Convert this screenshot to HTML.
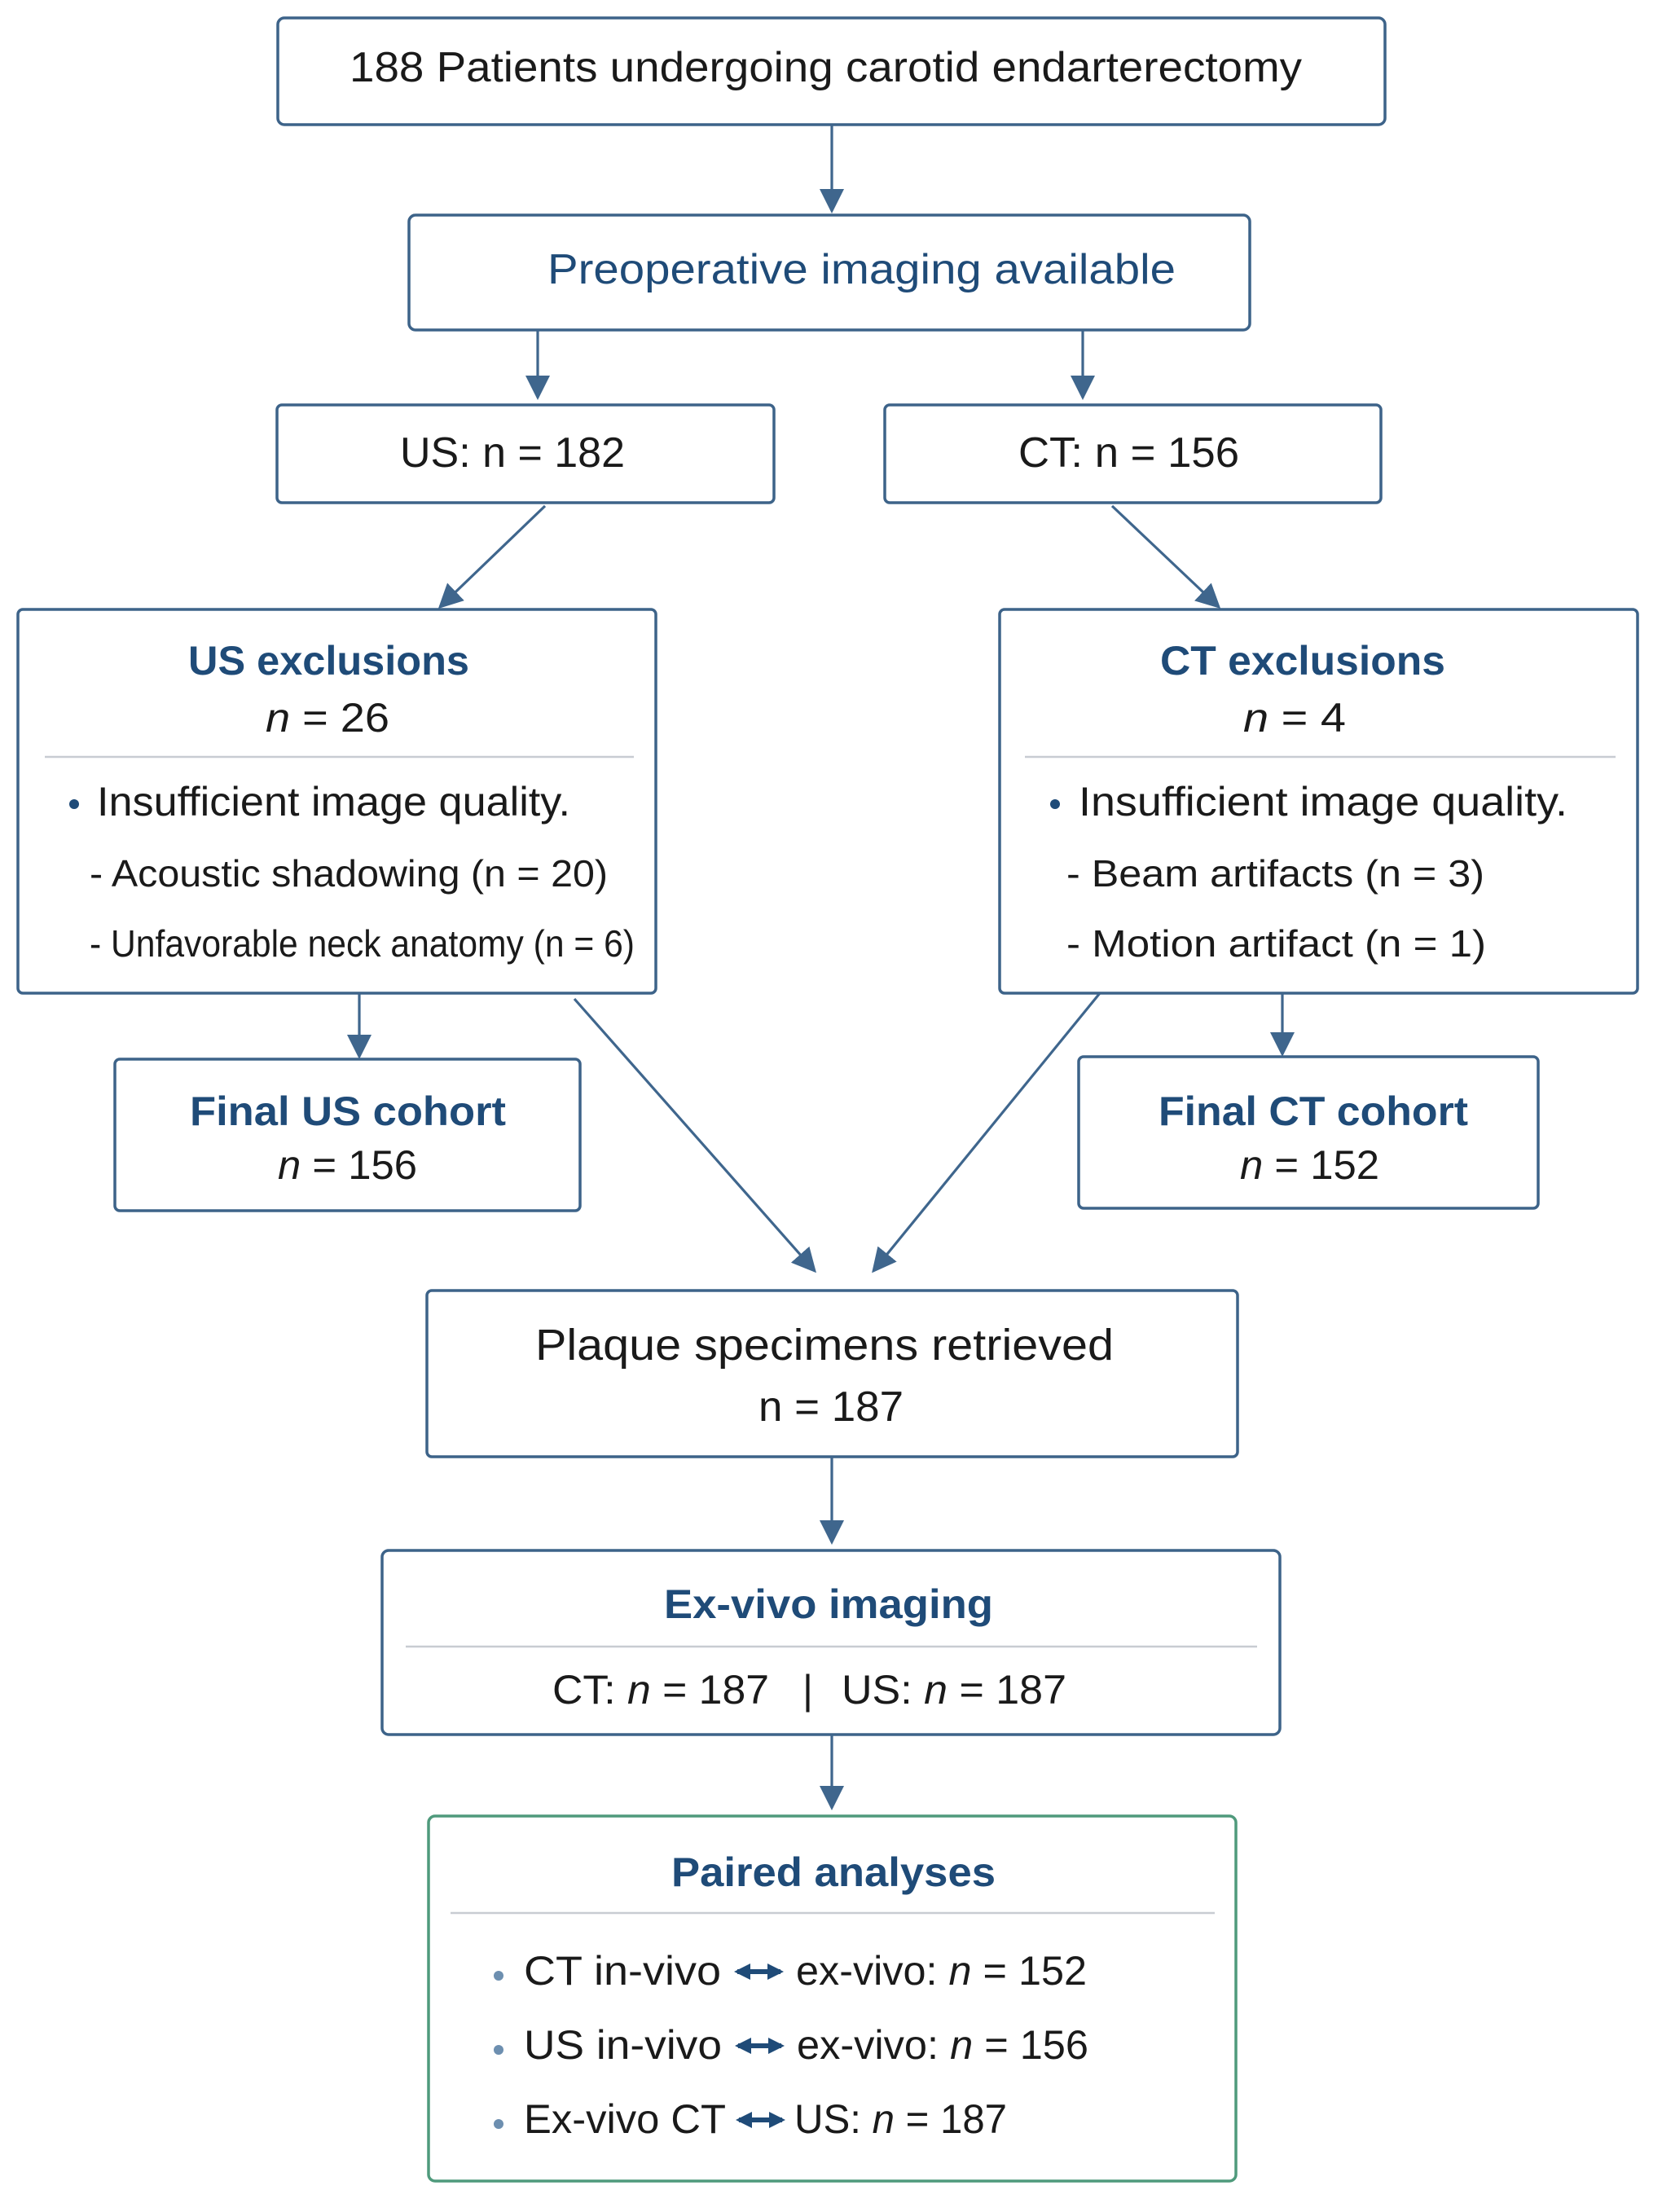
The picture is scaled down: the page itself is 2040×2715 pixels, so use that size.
<!DOCTYPE html>
<html><head><meta charset="utf-8"><style>html,body{margin:0;padding:0;background:#fff}svg{display:block}</style></head>
<body>
<svg width="2040" height="2715" viewBox="0 0 2040 2715" xmlns="http://www.w3.org/2000/svg" font-family="'Liberation Sans', 'DejaVu Sans', sans-serif">
<defs>
<marker id="ah2" viewBox="0 0 10 10" refX="9" refY="5" markerWidth="30" markerHeight="30" markerUnits="userSpaceOnUse" orient="auto"><path d="M0,0 L10,5 L0,10 z" fill="#3f668d"/></marker>
<marker id="dh" viewBox="0 0 10 10" refX="8" refY="5" markerWidth="20" markerHeight="22" markerUnits="userSpaceOnUse" orient="auto-start-reverse"><path d="M0,0 L10,5 L0,10 z" fill="#1f4b78"/></marker>
</defs>
<g fill="#fff" stroke="#3d6389" stroke-width="3.5">
<rect x="341" y="22" width="1359" height="131" rx="8"/>
<rect x="502" y="264" width="1032" height="141" rx="8"/>
<rect x="340" y="497" width="610" height="120" rx="6"/>
<rect x="1086" y="497" width="609" height="120" rx="6"/>
<rect x="22" y="748" width="783" height="471" rx="6"/>
<rect x="1227" y="748" width="783" height="471" rx="6"/>
<rect x="141" y="1300" width="571" height="186" rx="6"/>
<rect x="1324" y="1297" width="564" height="186" rx="6"/>
<rect x="524" y="1584" width="995" height="204" rx="6"/>
<rect x="469" y="1903" width="1102" height="226" rx="8"/>
<rect x="526" y="2229" width="991" height="448" rx="8" stroke="#4f9a7c"/>
</g>
<g stroke="#c8ccd2" stroke-width="2.5">
<line x1="55" y1="929" x2="778" y2="929"/>
<line x1="1258" y1="929" x2="1983" y2="929"/>
<line x1="498" y1="2021" x2="1543" y2="2021"/>
<line x1="553" y1="2348" x2="1491" y2="2348"/>
</g>
<g stroke="#3f668d" stroke-width="3.2" marker-end="url(#ah2)">
<line x1="1021" y1="153" x2="1021" y2="259"/>
<line x1="660" y1="405" x2="660" y2="488"/>
<line x1="1329" y1="405" x2="1329" y2="488"/>
<line x1="669" y1="621" x2="540" y2="745"/>
<line x1="1365" y1="621" x2="1496" y2="745"/>
<line x1="441" y1="1219" x2="441" y2="1297"/>
<line x1="1574" y1="1219" x2="1574" y2="1294"/>
<line x1="705" y1="1226" x2="1000" y2="1560"/>
<line x1="1350" y1="1219" x2="1072" y2="1560"/>
<line x1="1021" y1="1788" x2="1021" y2="1893"/>
<line x1="1021" y1="2129" x2="1021" y2="2219"/>
</g>
<g stroke="#1f4b78" stroke-width="6" marker-start="url(#dh)" marker-end="url(#dh)">
<line x1="905" y1="2420" x2="958" y2="2420"/>
<line x1="906" y1="2511" x2="959" y2="2511"/>
<line x1="907" y1="2602" x2="960" y2="2602"/>
</g>
<g font-size="52" fill="#1a1a1a">
<text x="429" y="100" textLength="1169" lengthAdjust="spacingAndGlyphs">188 Patients undergoing carotid endarterectomy</text>
<text x="672" y="348" textLength="771" lengthAdjust="spacingAndGlyphs" fill="#1f4b78">Preoperative imaging available</text>
<text x="491" y="573" textLength="276" lengthAdjust="spacingAndGlyphs">US: n = 182</text>
<text x="1250" y="573" textLength="271" lengthAdjust="spacingAndGlyphs">CT: n = 156</text>
</g>
<g font-size="50" fill="#1a1a1a">
<text x="231" y="828" textLength="345" lengthAdjust="spacingAndGlyphs" font-weight="bold" fill="#1f4b78">US exclusions</text>
<text x="326" y="898" textLength="152" lengthAdjust="spacingAndGlyphs"><tspan font-style="italic">n</tspan> = 26</text>
<circle cx="91" cy="987" r="6" fill="#1f4b78"/>
<text x="119" y="1001" textLength="581" lengthAdjust="spacingAndGlyphs">Insufficient image quality.</text>
<text x="110" y="1088" textLength="636" lengthAdjust="spacingAndGlyphs" font-size="46">- Acoustic shadowing (n = 20)</text>
<text x="110" y="1174" textLength="669" lengthAdjust="spacingAndGlyphs" font-size="46">- Unfavorable neck anatomy (n = 6)</text>

<text x="1424" y="828" textLength="350" lengthAdjust="spacingAndGlyphs" font-weight="bold" fill="#1f4b78">CT exclusions</text>
<text x="1526" y="898" textLength="126" lengthAdjust="spacingAndGlyphs"><tspan font-style="italic">n</tspan> = 4</text>
<circle cx="1295" cy="987" r="6" fill="#1f4b78"/>
<text x="1324" y="1001" textLength="600" lengthAdjust="spacingAndGlyphs">Insufficient image quality.</text>
<text x="1309" y="1088" textLength="513" lengthAdjust="spacingAndGlyphs" font-size="46">- Beam artifacts (n = 3)</text>
<text x="1309" y="1174" textLength="515" lengthAdjust="spacingAndGlyphs" font-size="46">- Motion artifact (n = 1)</text>

<text x="233" y="1381" textLength="388" lengthAdjust="spacingAndGlyphs" font-weight="bold" fill="#1f4b78">Final US cohort</text>
<text x="341" y="1447" textLength="171" lengthAdjust="spacingAndGlyphs"><tspan font-style="italic">n</tspan> = 156</text>
<text x="1422" y="1381" textLength="380" lengthAdjust="spacingAndGlyphs" font-weight="bold" fill="#1f4b78">Final CT cohort</text>
<text x="1522" y="1447" textLength="171" lengthAdjust="spacingAndGlyphs"><tspan font-style="italic">n</tspan> = 152</text>

<text x="657" y="1669" textLength="710" lengthAdjust="spacingAndGlyphs" font-size="54">Plaque specimens retrieved</text>
<text x="931" y="1744" textLength="178" lengthAdjust="spacingAndGlyphs" font-size="52">n = 187</text>

<text x="815" y="1986" textLength="404" lengthAdjust="spacingAndGlyphs" font-weight="bold" fill="#1f4b78">Ex-vivo imaging</text>
<text x="678" y="2091" textLength="266" lengthAdjust="spacingAndGlyphs">CT: <tspan font-style="italic">n</tspan> = 187</text>
<text x="985" y="2091" fill="#1a1a1a">|</text>
<text x="1033" y="2091" textLength="276" lengthAdjust="spacingAndGlyphs">US: <tspan font-style="italic">n</tspan> = 187</text>

<text x="824" y="2315" textLength="398" lengthAdjust="spacingAndGlyphs" font-weight="bold" fill="#1f4b78">Paired analyses</text>
<circle cx="612" cy="2425" r="6" fill="#6d8fb0"/>
<circle cx="612" cy="2516" r="6" fill="#6d8fb0"/>
<circle cx="612" cy="2607" r="6" fill="#6d8fb0"/>
<text x="643" y="2436" textLength="242" lengthAdjust="spacingAndGlyphs">CT in-vivo</text>
<text x="977" y="2436" textLength="357" lengthAdjust="spacingAndGlyphs">ex-vivo: <tspan font-style="italic">n</tspan> = 152</text>
<text x="643" y="2527" textLength="243" lengthAdjust="spacingAndGlyphs">US in-vivo</text>
<text x="978" y="2527" textLength="358" lengthAdjust="spacingAndGlyphs">ex-vivo: <tspan font-style="italic">n</tspan> = 156</text>
<text x="643" y="2618" textLength="248" lengthAdjust="spacingAndGlyphs">Ex-vivo CT</text>
<text x="975" y="2618" textLength="261" lengthAdjust="spacingAndGlyphs">US: <tspan font-style="italic">n</tspan> = 187</text>
<text x="905" y="2436" fill="none" font-size="20">↔</text>
</g>
</svg>
</body></html>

To do
In the listing, find every line containing the word "size" and list it.

Solution to this exercise
The picture is scaled down: the page itself is 2040×2715 pixels, so use that size.
<g font-size="52" fill="#1a1a1a">
<g font-size="50" fill="#1a1a1a">
<text x="110" y="1088" textLength="636" lengthAdjust="spacingAndGlyphs" font-size="46">- Acoustic shadowing (n = 20)</text>
<text x="110" y="1174" textLength="669" lengthAdjust="spacingAndGlyphs" font-size="46">- Unfavorable neck anatomy (n = 6)</text>
<text x="1309" y="1088" textLength="513" lengthAdjust="spacingAndGlyphs" font-size="46">- Beam artifacts (n = 3)</text>
<text x="1309" y="1174" textLength="515" lengthAdjust="spacingAndGlyphs" font-size="46">- Motion artifact (n = 1)</text>
<text x="657" y="1669" textLength="710" lengthAdjust="spacingAndGlyphs" font-size="54">Plaque specimens retrieved</text>
<text x="931" y="1744" textLength="178" lengthAdjust="spacingAndGlyphs" font-size="52">n = 187</text>
<text x="905" y="2436" fill="none" font-size="20">↔</text>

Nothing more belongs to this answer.